Global financial sector moving fast on climate change risk
March 6, 2018
The global financial system is moving rapidly in response to the potential impacts of climate change, as was predicted late last year by Geoff Summerhayes of the Australian Prudential Regulation Authority (APRA) in his speech, The Power of Money.
The international Central Banks and Supervisors Network for Greening the Financial System (NGFS), launched at the Paris One Planet Summit on 12 December 2017, held its inaugural meeting on 24 January 2018, agreeing on a work programme which includes identification of best practices on the supervisory and macrofinancial dimensions of climate-related and environmental risks as well as on options to scale up green financing. The Network will meet again at a high-level conference focused on climate risk management and supervision on April 6th 2018 in Amsterdam.
The Financial Stability Board (FSB), an international body established to coordinate national financial authorities and international standard setting bodies, has recommended a set of voluntary consistent disclosures to help lenders and insurance underwriters manage climate-related risks, covering governance, strategy, risk management and metrics. The FSB report is here.

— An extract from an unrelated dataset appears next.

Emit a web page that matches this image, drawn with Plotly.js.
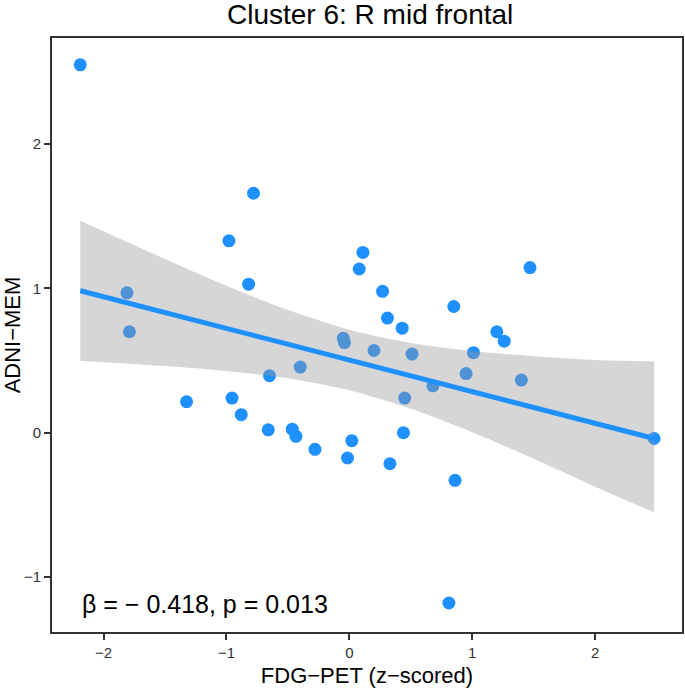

Mark Carney, the Governor of the Bank of England (a member of the NGFS) and also chair of the FSB, has warned that investors currently lack the information they need to respond to climate change risk, and that more information in financial markets will be necessary if capital is going to be allocated to manage that risk. The Bank of England has responded by initiating an internal review of climate-related risks in the UK banking sector and has published a statement on its own response.
In Australia, Dr Philip Lowe, Governor of the Reserve Bank of Australia, recently told the Standing Committee on Economics that the Council of Financial Regulators, which he chairs, established a working group involving APRA, ASIC, the RBA and Treasury late last year consider issues about managing climate risk. He said the working group was looking at disclosure and other matters raised in the FSB document.